#### Short task:
Word for word, transcribe the lines below and drop the pictures.

#### Raw data:

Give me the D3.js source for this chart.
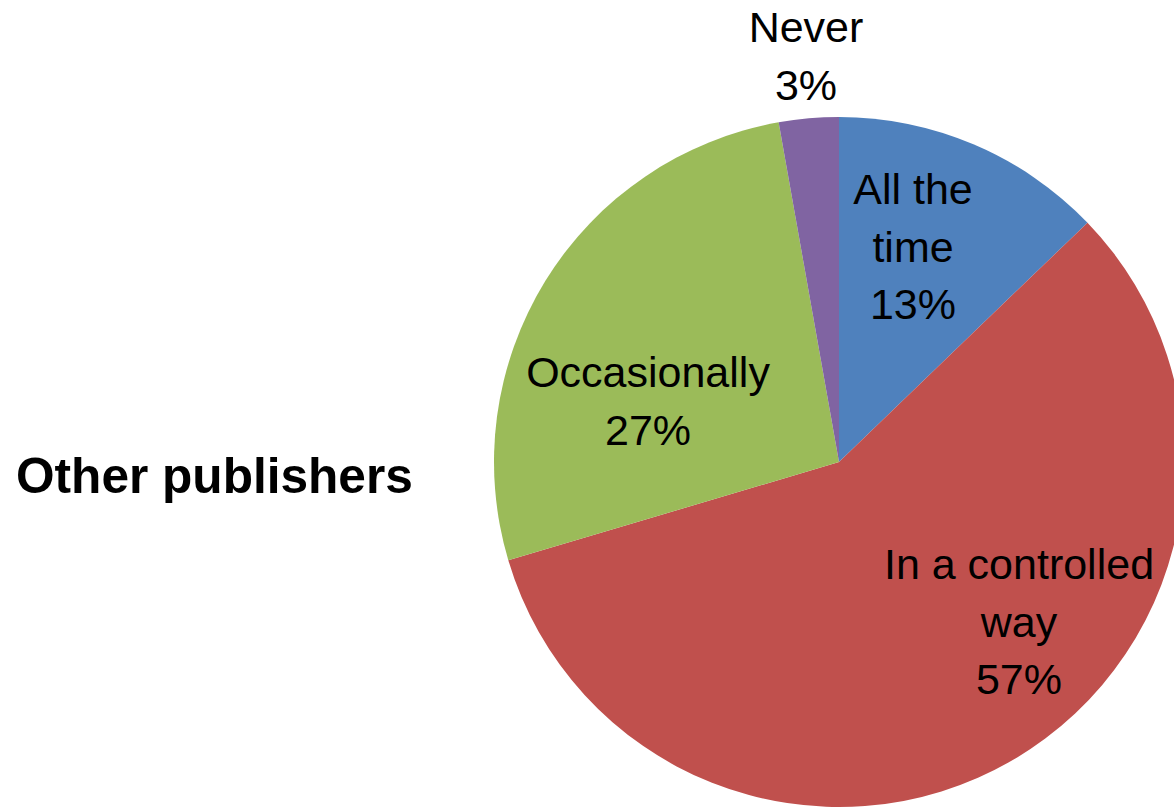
<!DOCTYPE html>
<html>
<head>
<meta charset="utf-8">
<script src="https://cdn.jsdelivr.net/npm/d3@7/dist/d3.min.js"></script>
<style>
  html, body { margin: 0; padding: 0; background: #ffffff; }
  svg { display: block; }
</style>
</head>
<body>
<svg id="chart" width="1174" height="807"></svg>
<script>
// ---- data ----
const categories = ["All the time", "In a controlled way", "Occasionally", "Never"];
const values = [12.8, 57.6, 26.8, 2.8];
const percentLabels = ["13%", "57%", "27%", "3%"];
const labelLines = [["All the", "time"], ["In a controlled", "way"], ["Occasionally"], ["Never"]];
const title = "Other publishers";

// ---- layout / style ----
const W = 1174, H = 807;
const cx = 839, cy = 462, radius = 345;
const colors = d3.scaleOrdinal().domain(categories)
  .range(["#4F81BD", "#C0504D", "#9BBB59", "#8064A2"]);
// label anchor: offset of text centre / first baseline from pie centre
const labelAnchors = [
  { dx: 74, dy: -258 },
  { dx: 180, dy: 117 },
  { dx: -191, dy: -75 },
  { dx: -33, dy: -420 }
];
const lineH = 57.7;
const fontFamily = "'Liberation Sans', Arial, sans-serif";

const svg = d3.select("#chart");

const pie = d3.pie().sort(null).value(d => d)(values);
const arc = d3.arc().innerRadius(0).outerRadius(radius);

const g = svg.append("g").attr("transform", `translate(${cx},${cy})`);

g.selectAll("path.slice")
  .data(pie)
  .join("path")
  .attr("class", "slice")
  .attr("d", arc)
  .attr("fill", (d, i) => colors(categories[i]));

const labels = g.selectAll("text.lbl")
  .data(pie)
  .join("text")
  .attr("class", "lbl")
  .attr("x", (d, i) => labelAnchors[i].dx)
  .attr("y", (d, i) => labelAnchors[i].dy)
  .attr("text-anchor", "middle")
  .attr("font-family", fontFamily)
  .attr("font-size", 43)
  .attr("fill", "#000");

labels.each(function(d, i) {
  const t = d3.select(this);
  const lines = labelLines[i].concat([percentLabels[i]]);
  lines.forEach((ln, k) => {
    t.append("tspan")
      .attr("x", labelAnchors[i].dx)
      .attr("dy", k === 0 ? 0 : lineH)
      .text(ln);
  });
});

svg.append("text")
  .attr("x", 16)
  .attr("y", 493)
  .attr("font-family", fontFamily)
  .attr("font-weight", "bold")
  .attr("font-size", 49.6)
  .attr("fill", "#000")
  .text(title);
</script>
</body>
</html>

#### Complete output:
Give me the D3.js source for this chart.
<!DOCTYPE html>
<html>
<head>
<meta charset="utf-8">
<script src="https://cdn.jsdelivr.net/npm/d3@7/dist/d3.min.js"></script>
<style>
  html, body { margin: 0; padding: 0; background: #ffffff; }
  svg { display: block; }
</style>
</head>
<body>
<svg id="chart" width="1174" height="807"></svg>
<script>
// ---- data ----
const categories = ["All the time", "In a controlled way", "Occasionally", "Never"];
const values = [12.8, 57.6, 26.8, 2.8];
const percentLabels = ["13%", "57%", "27%", "3%"];
const labelLines = [["All the", "time"], ["In a controlled", "way"], ["Occasionally"], ["Never"]];
const title = "Other publishers";

// ---- layout / style ----
const W = 1174, H = 807;
const cx = 839, cy = 462, radius = 345;
const colors = d3.scaleOrdinal().domain(categories)
  .range(["#4F81BD", "#C0504D", "#9BBB59", "#8064A2"]);
// label anchor: offset of text centre / first baseline from pie centre
const labelAnchors = [
  { dx: 74, dy: -258 },
  { dx: 180, dy: 117 },
  { dx: -191, dy: -75 },
  { dx: -33, dy: -420 }
];
const lineH = 57.7;
const fontFamily = "'Liberation Sans', Arial, sans-serif";

const svg = d3.select("#chart");

const pie = d3.pie().sort(null).value(d => d)(values);
const arc = d3.arc().innerRadius(0).outerRadius(radius);

const g = svg.append("g").attr("transform", `translate(${cx},${cy})`);

g.selectAll("path.slice")
  .data(pie)
  .join("path")
  .attr("class", "slice")
  .attr("d", arc)
  .attr("fill", (d, i) => colors(categories[i]));

const labels = g.selectAll("text.lbl")
  .data(pie)
  .join("text")
  .attr("class", "lbl")
  .attr("x", (d, i) => labelAnchors[i].dx)
  .attr("y", (d, i) => labelAnchors[i].dy)
  .attr("text-anchor", "middle")
  .attr("font-family", fontFamily)
  .attr("font-size", 43)
  .attr("fill", "#000");

labels.each(function(d, i) {
  const t = d3.select(this);
  const lines = labelLines[i].concat([percentLabels[i]]);
  lines.forEach((ln, k) => {
    t.append("tspan")
      .attr("x", labelAnchors[i].dx)
      .attr("dy", k === 0 ? 0 : lineH)
      .text(ln);
  });
});

svg.append("text")
  .attr("x", 16)
  .attr("y", 493)
  .attr("font-family", fontFamily)
  .attr("font-weight", "bold")
  .attr("font-size", 49.6)
  .attr("fill", "#000")
  .text(title);
</script>
</body>
</html>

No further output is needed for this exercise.